Lake Russell has 540 miles of shoreline, and approximately 99% of it is forested and undeveloped. There are no lakefront subdivisions, no marina rows, no private dock cities, no jet-ski-and-pontoon communities lining the banks. The Corps-owned buffer ensures that what is now undeveloped stays undeveloped in perpetuity. The lake you see today is essentially what the lake will look like in 50 years.

For buyers who specifically value visual wildness and natural character in a lake, this is not a consolation prize for the absence of docks — it is the defining positive feature of the lake. Sitting on elevated Corps frontage land on the Georgia side and looking out over miles of unbroken forested lake shore is an experience that most Georgia lakes cannot offer at any price because the development has already happened. On Lake Russell, the development cannot happen because the federal land policy prevents it. The "pristine character" that Vanishing Georgia photographs call out is not an accident — it is the designed outcome of the post-1974 Corps policy, and it is permanent.

5. The Prehistoric Sites May Be More Interesting Than the Fish

The pre-flood archaeological survey for Lake Russell documented approximately 600 historic and prehistoric sites in the project area, dating from the last Ice Age to the construction era.

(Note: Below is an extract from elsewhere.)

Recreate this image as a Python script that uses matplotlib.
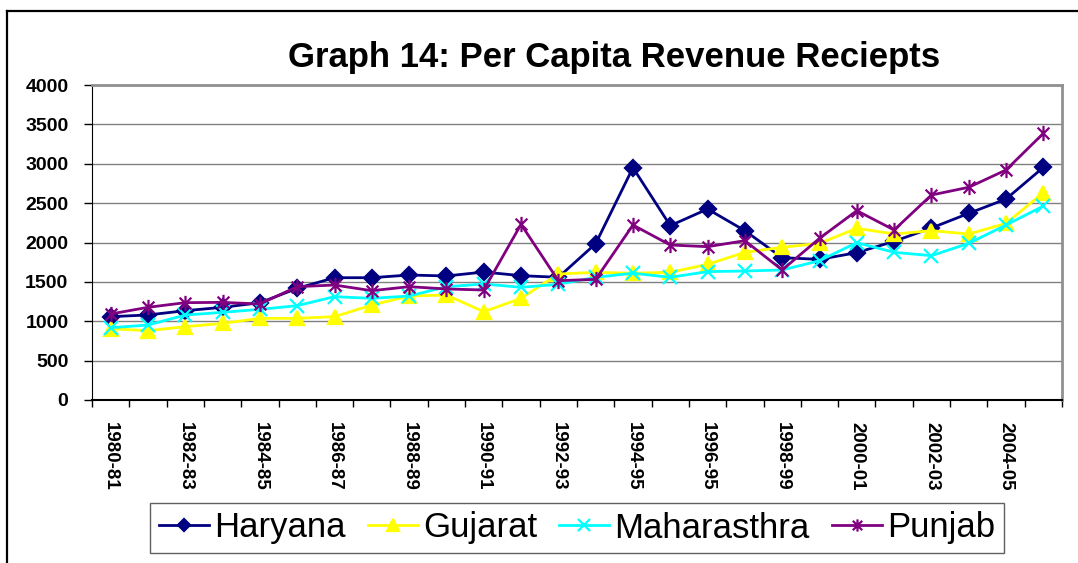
import numpy as np
import matplotlib
matplotlib.use('Agg')
import matplotlib.pyplot as plt
from matplotlib.path import Path
from matplotlib.lines import Line2D
from matplotlib.ticker import MultipleLocator, FixedLocator

matplotlib.rc('font', family=['Liberation Sans', 'DejaVu Sans'])

years = ['1980-81', '1981-82', '1982-83', '1983-84', '1984-85', '1985-86', '1986-87',
         '1987-88', '1988-89', '1989-90', '1990-91', '1991-92', '1992-93', '1993-94',
         '1994-95', '1995-96', '1996-95', '1997-98', '1998-99', '1999-00', '2000-01',
         '2001-02', '2002-03', '2003-04', '2004-05', '2005-06']

haryana = [1058, 1080, 1134, 1177, 1235, 1418, 1553, 1553, 1587, 1575, 1625, 1579, 1558,
           1985, 2950, 2214, 2425, 2150, 1807, 1786, 1871, 2015, 2184, 2370, 2552, 2954]
gujarat = [905, 880, 931, 973, 1037, 1037, 1058, 1206, 1320, 1333, 1121, 1291, 1600,
           1621, 1610, 1621, 1723, 1875, 1939, 1989, 2180, 2108, 2150, 2108, 2243, 2633]
maharashtra = [918, 952, 1079, 1113, 1151, 1198, 1312, 1291, 1320, 1439, 1473, 1431, 1469,
               1558, 1610, 1558, 1630, 1638, 1651, 1769, 1998, 1875, 1833, 1989, 2222, 2463]
punjab = [1092, 1177, 1236, 1240, 1219, 1439, 1460, 1388, 1439, 1410, 1397, 2231, 1515,
          1532, 2222, 1968, 1947, 2023, 1651, 2053, 2404, 2159, 2603, 2701, 2921, 3386]

series = [('Haryana', haryana, '#000080', 'D', 8),
          ('Gujarat', gujarat, '#FFFF00', '^', 10),
          ('Maharasthra', maharashtra, '#00FFFF', 'x', 10),
          ('Punjab', punjab, '#800080', 'star', 11)]

# excel style star: an x with a vertical bar through it
star = Path([(-1, -1), (1, 1), (-1, 1), (1, -1), (0, -1.3), (0, 1.3)],
            [Path.MOVETO, Path.LINETO, Path.MOVETO, Path.LINETO, Path.MOVETO, Path.LINETO])

fig = plt.figure(figsize=(10.78, 5.63), dpi=100)
ax = fig.add_axes([92/1078, 1-400/563, 970/1078, 315/563])

x = np.arange(len(years))
for name, vals, col, mk, ms in series:
    if mk == 'star':
        mk = star
    ax.plot(x, vals, color=col, lw=2, marker=mk, markersize=ms,
            markeredgewidth=1.6, markerfacecolor=col, markeredgecolor=col, label=name)

ax.set_xlim(-0.5, len(years) - 0.5)
ax.set_ylim(0, 4000)
ax.yaxis.set_major_locator(MultipleLocator(500))
ax.grid(axis='y', color='#808080', lw=1)
ax.set_axisbelow(True)

ax.xaxis.set_major_locator(FixedLocator(x[::2]))
ax.set_xticklabels(years[::2], rotation=270, fontsize=13.5, fontweight='bold')
ax.xaxis.set_minor_locator(FixedLocator(np.arange(-0.5, len(years), 1)))
ax.tick_params(axis='x', which='major', length=0, pad=16)
ax.tick_params(axis='x', which='minor', length=5, width=1, color='black')
ax.tick_params(axis='y', length=6, width=1, pad=11, labelsize=14)
for lab in ax.get_yticklabels():
    lab.set_fontweight('bold')

ax.spines['left'].set_color('black')
ax.spines['bottom'].set_color('black')
ax.spines['bottom'].set_linewidth(1.5)
ax.spines['top'].set_color('#909090')
ax.spines['right'].set_color('#909090')
ax.spines['top'].set_linewidth(2)
ax.spines['right'].set_linewidth(2)

fig.text(614/1078, 1-67/563, 'Graph 14: Per Capita Revenue Reciepts',
         ha='center', va='baseline', fontsize=25, fontweight='bold')

leg = fig.legend(loc='center', bbox_to_anchor=(577/1078, 1-528/563), ncol=4,
                 fontsize=25, handlelength=1.45, handletextpad=0.15, columnspacing=0.63,
                 borderpad=0.25, fancybox=False, framealpha=1, edgecolor='#606060',
                 markerscale=0.8)
leg.get_frame().set_linewidth(1)

# outer chart frame
fig.add_artist(Line2D([7/1078, 7/1078], [0, 1-11/563], color='black', lw=1.6,
                      transform=fig.transFigure))
fig.add_artist(Line2D([7/1078, 1], [1-11/563, 1-11/563], color='black', lw=1.6,
                      transform=fig.transFigure))

fig.savefig('out.png', dpi=100)
plt.close('all')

About 68 of these were investigated and documented in detail; the rest were inventoried but not fully excavated. The documented sites became the subject of two books: "Beneath These Waters: Archeological and Historical Studies of 11,500 Years Along the Savannah River" and "In Those Days: African-American Life Near the Savannah River."

The lake sits over evidence of 11,500 years of human occupation in the Savannah River corridor. The archaeological significance of the area — one of the longest continuously inhabited river corridors in the southeastern United States — is documented in Library of Congress records. For buyers with an interest in regional history, the layer of human history beneath Lake Russell adds a dimension to the lake experience that no other Georgia reservoir can match.

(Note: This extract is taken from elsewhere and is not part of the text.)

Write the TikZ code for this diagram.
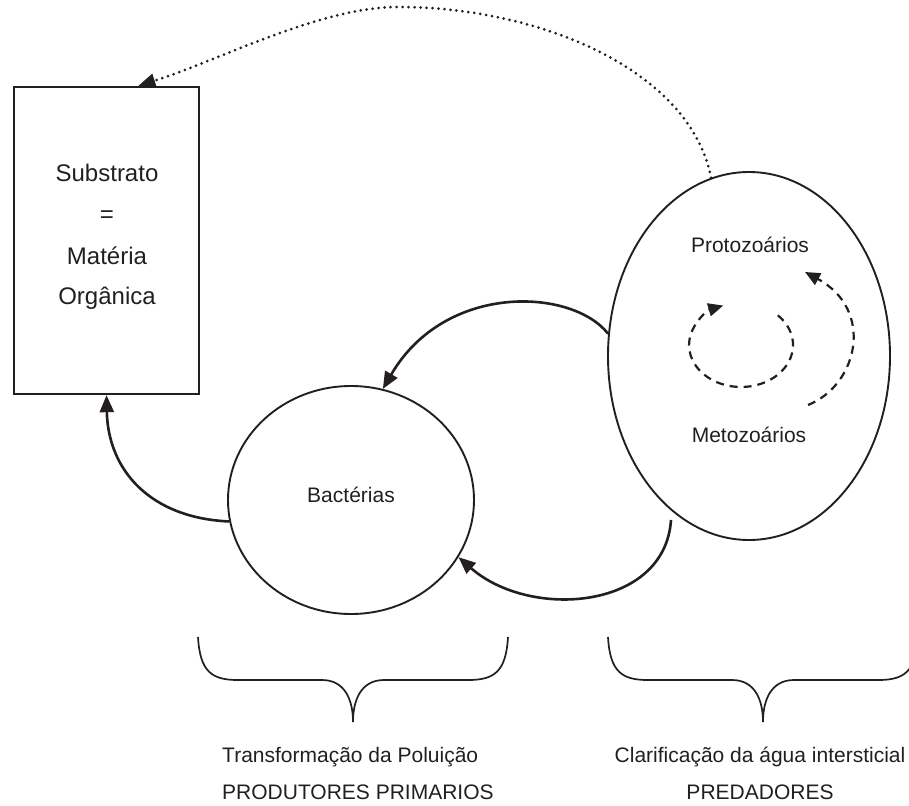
\documentclass[tikz,border=0pt]{standalone}
\usepackage{fontspec}
\setmainfont{Liberation Sans}
\usetikzlibrary{arrows.meta,shapes.geometric,calc}
\definecolor{ink}{HTML}{231F20}
\begin{document}
\begin{tikzpicture}[x=1pt,y=-1pt,
  txt/.style={inner sep=0pt, anchor=base, text=ink, font=\fontsize{21}{25}\selectfont},
  bigtxt/.style={txt, font=\fontsize{24}{28}\selectfont},
  flow/.style={draw=ink, line width=2.6pt, -{Triangle[length=17pt,width=14pt]}},
  cyc/.style={draw=ink, line width=2.2pt, dash pattern=on 8pt off 6pt, -{Triangle[length=15pt,width=13pt]}},
  dots/.style={draw=ink, line width=3pt, line cap=round, dash pattern=on 0pt off 6pt, -{Triangle[length=17pt,width=14pt]}},
  brace/.style={draw=ink, line width=1.7pt},
  ring/.style={draw=ink, ellipse, line width=1.9pt, inner sep=0pt}]
\useasboundingbox (0,0) rectangle (909,805);

% nodes
\node[draw=ink, line width=2.4pt, minimum width=185pt, minimum height=307pt, inner sep=0pt] (sub) at (106.5,240.5) {};
\node[bigtxt] (s1) at (107,182) {Substrato};
\node[bigtxt] (s2) at (107,222) {=};
\node[bigtxt] (s3) at (107,264) {Matéria};
\node[bigtxt] (s4) at (107,304) {Orgânica};

\node[ring, minimum width=246pt, minimum height=228pt] (bac) at (351,500) {};
\node[txt] (bact) at (351,502) {Bactérias};

\node[ring, minimum width=282pt, minimum height=368pt] (big) at (749,356) {};
\node[txt] (prot) at (750,252) {Protozoários};
\node[txt] (meto) at (749,442) {Metozoários};

% connectors
\coordinate (peak) at (398,7);
\coordinate (lowstart) at (671,520);
\draw[dots] (big.102) .. controls (690,70) and (540,7) .. (peak)
  .. controls (320,7) and (220,60) .. ($(sub.north west)!0.67!(sub.north east)$);
\draw[flow] (bac.190) .. controls (150,518) and (108,470) .. (sub.south);
\draw[flow] (big.171) .. controls (572,288) and (445,282) .. (bac.74);
\draw[flow] (lowstart) .. controls (665,610) and (530,620) .. (bac.-28);

% cycles inside the predator ellipse
\draw[cyc] (777.8,315.3) arc[start angle=-45, end angle=250, x radius=52, y radius=42];
\draw[cyc] (808,405) .. controls (858,385) and (875,310) .. (805,272);

% braces
\draw[brace] (198,637) .. controls (200,672) and (212,680) .. (238,680) -- (322,680)
  .. controls (345,680) and (353,700) .. (353,722)
  .. controls (353,700) and (361,680) .. (384,680) -- (468,680)
  .. controls (494,680) and (506,672) .. (508,637);
\draw[brace] (608,637) .. controls (610,672) and (622,680) .. (648,680) -- (732,680)
  .. controls (755,680) and (763,700) .. (763,722)
  .. controls (763,700) and (771,680) .. (794,680) -- (878,680)
  .. controls (904,680) and (916,672) .. (918,637);

% bottom labels
\node[txt, anchor=base west] (l1) at (222,762) {Transformação da Poluição};
\node[txt, anchor=base west] (l2) at (222,799) {PRODUTORES PRIMARIOS};
\node[txt] (r1) at (760,762) {Clarificação da água intersticial};
\node[txt] (r2) at (760,799) {PREDADORES};
\end{tikzpicture}
\end{document}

The Summary: This Is a Genuinely Unusual Lake

Lake Russell is unusual among Georgia lakes in ways that cut both ways. The no-private-dock rule is a real limitation for buyers whose lake lifestyle requires a private boat slip. But the stable water levels, the undeveloped shoreline, the exceptional water clarity, the mixed warm-water and cold-water fishery, the historical depth of the flooded landscape, and the quiet character of a lake that has never developed a marina row or a condo strip — these are genuine and rare qualities.

The buyers who discover Lake Russell and fall in love with it tend to be people who did not know this lake existed, found it while researching Georgia alternatives, and realized they had been looking for exactly this kind of lake without knowing such a thing existed in the southeast. The unusual character is both the challenge and the appeal — and for the right buyer, it is unmistakably the right lake.